My brother, on the Florida panhandle, lives on the thirteenth green of a golf course with a little bayou between the back of the house and the green. His pool is fenced and screened sides and top mainly to keep snakes out…..also keeps tree stuff out. Neighbors left their area open one night while I was visiting; they had a very happy gator in their pool in the morning! This is where a local beach has a sign SWIMMERS! WATCH OUT FOR ALLIGATORS! *uhhh…okay,,,*
Don’t you just *love* attractive nuisance laws? On the same note, early years of Sesame Street on DVD are labeled ‘Adults Only’ as the presentation of children playing on their own is considered too dangerous for modern parents.
edit above to modern children not modern parents.

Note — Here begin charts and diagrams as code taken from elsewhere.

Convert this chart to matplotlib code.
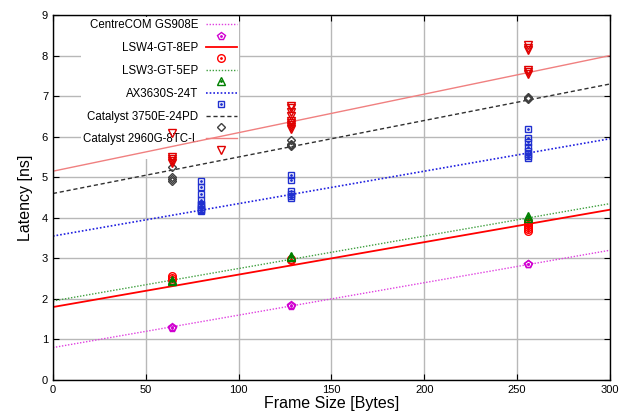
import matplotlib
matplotlib.use("Agg")
import matplotlib.pyplot as plt
import numpy as np

plt.rcParams['font.family'] = ['Liberation Sans', 'DejaVu Sans']

labels = ["CentreCOM GS908E", "LSW4-GT-8EP", "LSW3-GT-5EP", "AX3630S-24T",
          "Catalyst 3750E-24PD", "Catalyst 2960G-8TC-L"]

# measured points
centre_x = [64, 64, 128, 128, 256, 256]
centre_y = [1.29, 1.31, 1.82, 1.84, 2.85, 2.87]
lsw4_x = [64, 64, 64, 128, 128, 256, 256, 256, 256, 256, 256]
lsw4_y = [2.47, 2.52, 2.56, 2.96, 2.99, 3.67, 3.72, 3.77, 3.82, 3.87, 3.90]
lsw3_x = [64, 64, 128, 128, 256, 256]
lsw3_y = [2.44, 2.47, 3.04, 3.07, 4.00, 4.05]
ax_x = [80] * 10 + [128] * 6 + [256] * 8
ax_y = [4.90, 4.75, 4.60, 4.45, 4.35, 4.31, 4.27, 4.23, 4.20, 4.17,
        5.05, 4.93, 4.65, 4.60, 4.55, 4.50,
        6.20, 5.98, 5.86, 5.74, 5.65, 5.58, 5.52, 5.48]
c3750_x = [64] * 4 + [128] * 4 + [256] * 3
c3750_y = [5.25, 5.00, 4.95, 4.92, 5.93, 5.82, 5.79, 5.77, 6.99, 6.96, 6.94]
c2960_x = [64] * 5 + [128] * 9 + [256] * 6
c2960_y = [6.10, 5.50, 5.45, 5.40, 5.35,
           6.75, 6.70, 6.60, 6.50, 6.40, 6.35, 6.30, 6.25, 6.20,
           8.25, 8.20, 8.15, 7.65, 7.60, 7.55]

# fitted lines: intercept, slope
intercepts = [0.80, 1.80, 1.95, 3.55, 4.60, 5.15]
slopes = [0.0080, 0.0080, 0.0080, 0.0080, 0.0090, 0.0095]

xs_list = [centre_x, lsw4_x, lsw3_x, ax_x, c3750_x, c2960_x]
ys_list = [centre_y, lsw4_y, lsw3_y, ax_y, c3750_y, c2960_y]

line_colors = ['#e040e0', '#ff0000', '#40a040', '#2020e0', '#303030', '#f08080']
line_styles = [(0, (1, 1.2)), '-', (0, (1, 1.2)), (0, (1, 1.2)), (0, (3, 2)), '-']
line_widths = [1.0, 1.3, 1.0, 1.2, 1.0, 1.0]
mark_colors = ['#d000d0', '#ff0000', '#008000', '#2030d0', '#404040', '#e00000']
markers = ['p', 'o', '^', 's', 'D', 'v']
dots = [True, True, True, True, False, False]
msizes = [5.5, 5.5, 5.5, 5.0, 4.5, 5.5]

fig = plt.figure(figsize=(6.3, 4.19), dpi=100)
ax = fig.add_axes([0.084, 0.093, 0.884, 0.871])
ax.set_xlim(0, 300)
ax.set_ylim(0, 9)
ax.set_xticks(np.arange(0, 301, 50))
ax.set_yticks(np.arange(0, 10, 1))
ax.grid(True, color='#b8b8b8', linewidth=1.0, linestyle='-', zorder=0.5)
ax.set_axisbelow(True)
ax.tick_params(direction='in', top=True, right=True, labelsize=8, length=4, width=0.8)
for s in ax.spines.values():
    s.set_linewidth(1.0)

xline = np.array([0, 300])
handles = []
hlabels = []
for i in range(6):
    yline = intercepts[i] + slopes[i] * xline
    ln, = ax.plot(xline, yline, color=line_colors[i], linestyle=line_styles[i],
                  linewidth=line_widths[i], zorder=2)
    mk, = ax.plot(xs_list[i], ys_list[i], linestyle='none', marker=markers[i],
                  markersize=msizes[i], markerfacecolor='none',
                  markeredgecolor=mark_colors[i], markeredgewidth=1.0, zorder=3)
    if dots[i]:
        dt, = ax.plot(xs_list[i], ys_list[i], linestyle='none', marker='.',
                      markersize=2, color=mark_colors[i], zorder=3)
        mh = (mk, dt)
    else:
        mh = mk
    handles += [ln, mh]
    hlabels += [labels[i], " "]

leg = ax.legend(handles, hlabels, loc='upper right', bbox_to_anchor=(0.334, 0.995),
                markerfirst=False, fontsize=8.3, frameon=True, framealpha=1.0,
                edgecolor='none', facecolor='white', fancybox=False,
                labelspacing=-0.05, handlelength=2.7, handletextpad=0.6,
                borderaxespad=0.0, borderpad=0.2, numpoints=1)
leg.set_zorder(1.5)

ax.set_xlabel("Frame Size [Bytes]", fontsize=11.5, labelpad=1)
ax.set_ylabel("Latency [ns]", fontsize=11.5, labelpad=6)

fig.savefig("out.png", dpi=100)
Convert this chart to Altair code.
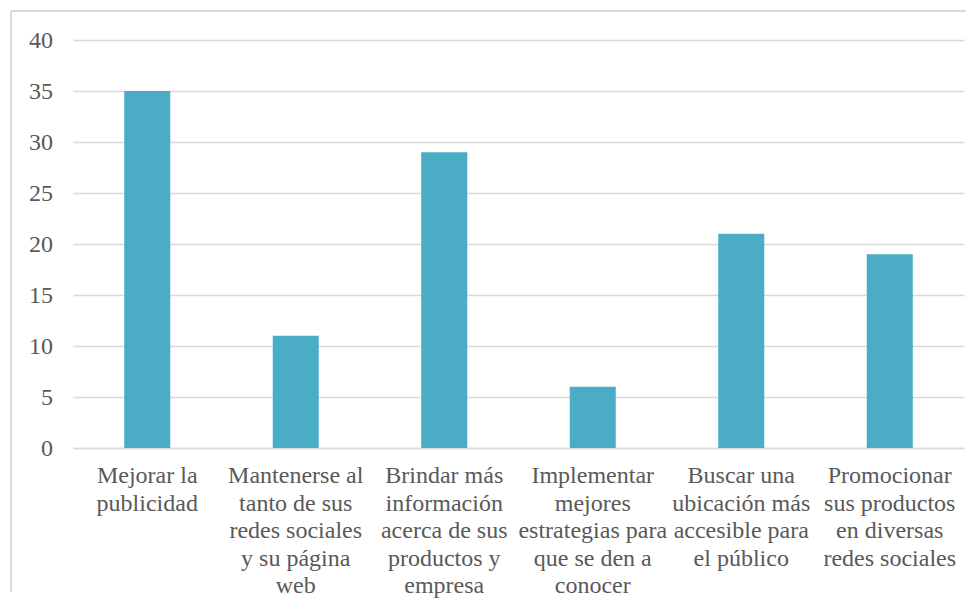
import altair as alt
import pandas as pd

categories = [
    "Mejorar la|publicidad",
    "Mantenerse al|tanto de sus|redes sociales|y su página|web",
    "Brindar más|información|acerca de sus|productos y|empresa",
    "Implementar|mejores|estrategias para|que se den a|conocer",
    "Buscar una|ubicación más|accesible para|el público",
    "Promocionar|sus productos|en diversas|redes sociales",
]
values = [35, 11, 29, 6, 21, 19]
y_ticks = [0, 5, 10, 15, 20, 25, 30, 35, 40]

df = pd.DataFrame({"cat": categories, "val": values})
tick_df = pd.DataFrame({"tick": y_ticks})

TXT = "#595959"

x_enc = alt.X(
    "cat:N",
    sort=categories,
    title=None,
    scale=alt.Scale(paddingInner=0.69, paddingOuter=0.345),
    axis=alt.Axis(
        labels=False,
        ticks=False,
        domain=True,
        domainColor="#d9d9d9",
        domainWidth=1.5,
    ),
)
y_scale = alt.Scale(domain=[0, 40], nice=False)

bars = alt.Chart(df).mark_bar(color="#4BACC6").encode(
    x=x_enc,
    y=alt.Y(
        "val:Q",
        title=None,
        scale=y_scale,
        axis=alt.Axis(
            values=y_ticks,
            labels=False,
            ticks=False,
            domain=False,
            grid=True,
            gridColor="#d9d9d9",
            gridWidth=1.5,
        ),
    ),
)

x_labels = alt.Chart(df).mark_text(
    font="Liberation Serif", fontSize=24, fill=TXT, lineBreak="|", lineHeight=27.6,
    align="center", baseline="alphabetic",
).encode(
    x=alt.X("cat:N", sort=categories),
    y=alt.value(443),
    text="cat:N",
)

y_labels = alt.Chart(tick_df).mark_text(
    font="Liberation Serif", fontSize=24, fill=TXT, align="right", baseline="middle", dy=1,
).encode(
    x=alt.value(-20),
    y=alt.Y("tick:Q", scale=y_scale),
    text="tick:Q",
)

top_line = alt.Chart(df).mark_rule(color="#d9d9d9", strokeWidth=1.5).encode(
    x=alt.value(-62), x2=alt.value(893), y=alt.value(-29)
)
left_line = alt.Chart(df).mark_rule(color="#d9d9d9", strokeWidth=1.5).encode(
    x=alt.value(-62), y=alt.value(-29), y2=alt.value(552)
)

chart = alt.layer(top_line, left_line, bars, x_labels, y_labels).properties(
    width=891,
    height=408,
    padding={"left": 2, "top": 2, "right": 0, "bottom": 0},
).configure_view(stroke=None)

chart.save("out.html", embed_options={"renderer": "svg", "actions": False})
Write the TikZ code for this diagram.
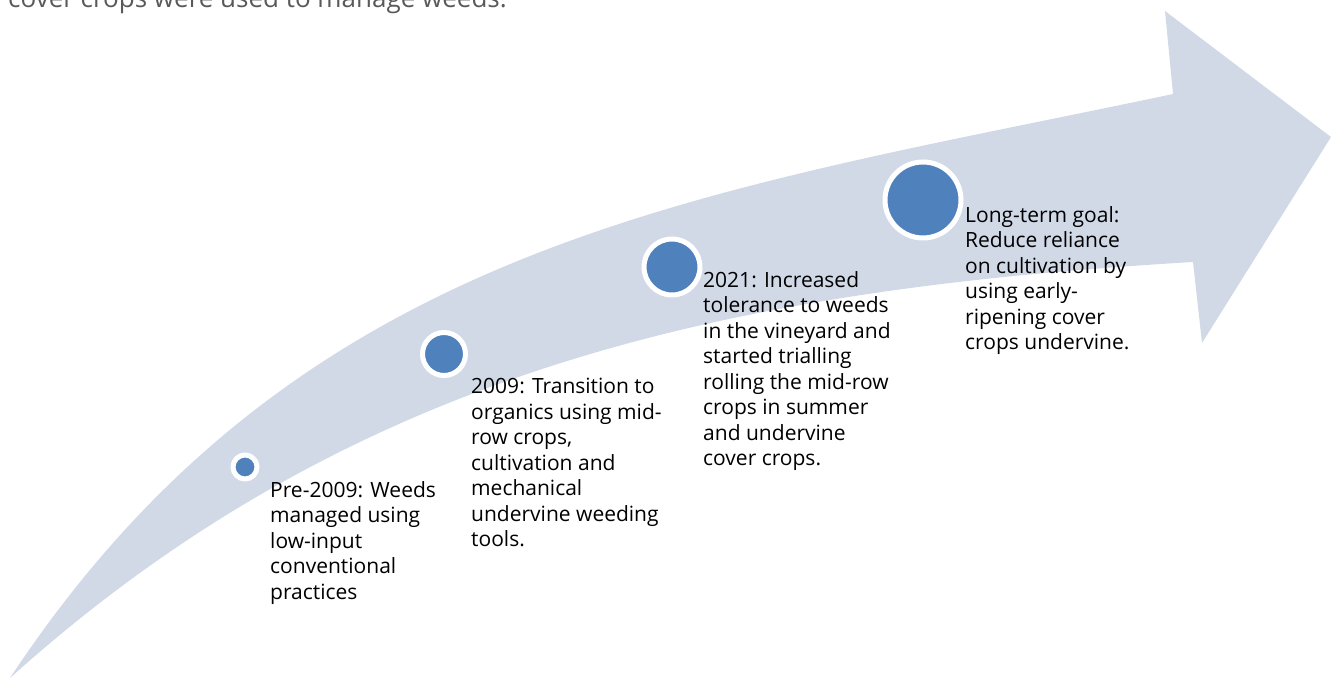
\documentclass[tikz,border=0pt]{standalone}
\usepackage{fontspec}
\setmainfont{Open Sans}
\definecolor{shaftfill}{HTML}{D1D9E7}
\definecolor{dotblue}{HTML}{4F81BD}
\definecolor{introgray}{HTML}{595959}

\begin{document}
\begin{tikzpicture}[x=1pt, y=1pt,
  dot/.style={draw=white, line width=5pt, circle, fill=dotblue, inner sep=0pt},
  stage/.style={anchor=north west, inner sep=0pt, align=left, font=\fontsize{21}{25.5}\selectfont, text=black},
  intro/.style={anchor=base west, inner sep=0pt, font=\fontsize{26}{30}\selectfont, text=introgray}
]
\useasboundingbox (0,0) rectangle (1331,679);

% curved timeline arrow
\coordinate (tail) at (10,1);
\coordinate (topjoin) at (1173,585);
\coordinate (botjoin) at (1193,417);
\fill[shaftfill] (tail) .. controls (300,440) and (700,485) .. (topjoin)
  -- (1165,668) -- (1331,542) -- (1202,336) -- (botjoin)
  .. controls (743,390) and (360,316) .. (tail) -- cycle;

\node[intro] (intro) at (8,671) {cover crops were used to manage weeds.};

\node[dot, minimum size=24pt] (pre) at (245,212) {};
\node[dot, minimum size=43pt] (organic) at (444,325) {};
\node[dot, minimum size=56pt] (tolerance) at (672,412) {};
\node[dot, minimum size=76pt] (goal) at (923,479) {};

\node[stage] (pretext) at (270,198) {Pre-2009: Weeds\\managed using\\low-input\\conventional\\practices};
\node[stage] (organictext) at (471,301) {2009: Transition to\\organics using mid-\\row crops,\\cultivation and\\mechanical\\undervine weeding\\tools.};
\node[stage] (tolerancetext) at (703,408) {2021: Increased\\tolerance to weeds\\in the vineyard and\\started trialling\\rolling the mid-row\\crops in summer\\and undervine\\cover crops.};
\node[stage] (goaltext) at (965,473) {Long-term goal:\\Reduce reliance\\on cultivation by\\using early-\\ripening cover\\crops undervine.};
\end{tikzpicture}
\end{document}
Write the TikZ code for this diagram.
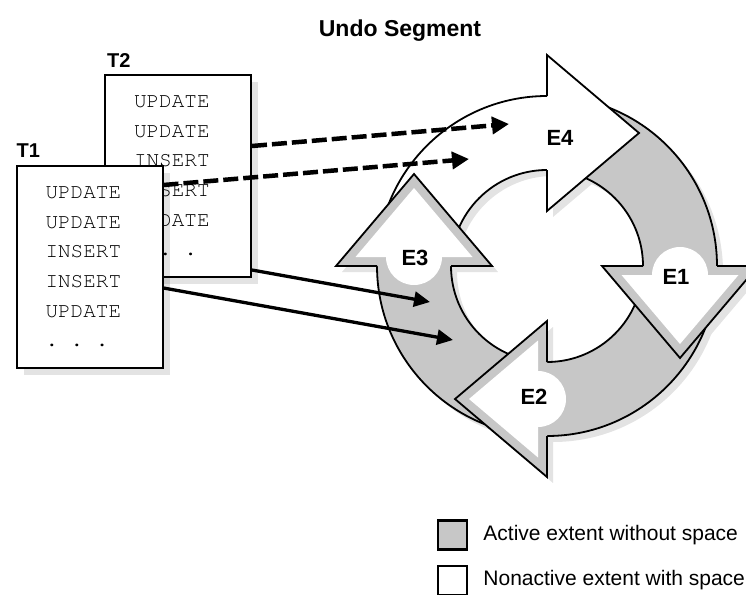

I recall being in a Darwin-zone in Turkey. In…I believe the ruins of Pergamum…in Asia Minor, there is of course, a ruin; and a little descent into a tunnel marked ‘breathing passage’; which leads into moderate dark, a not-too-long passage, and as I dimly recall, a bend, and you do feel a potent suck and blow of a breathing passage. But better still, there is daylight ahead, and a beautiful vista out over the ruined theater, about 50 feet above the seats, and no railing. It is, mind, a breathing passage. So you stand there with the wind alternately pushing strongly in your face (safe) and at your back (not!).
I wonder how many tourists they scrape up per year.
I warn anyone who’s never traveled—travel as if the Guild is on your case. There are a thousand ways to demise spectacularly (but the scenery is great on the way down!) because there may be safety rails in, say, Calais, but they diminish in frequency incrementally the further you get from the Atlantic coast. By the time you get to Turkey, you are on your own, and there are no warning signs.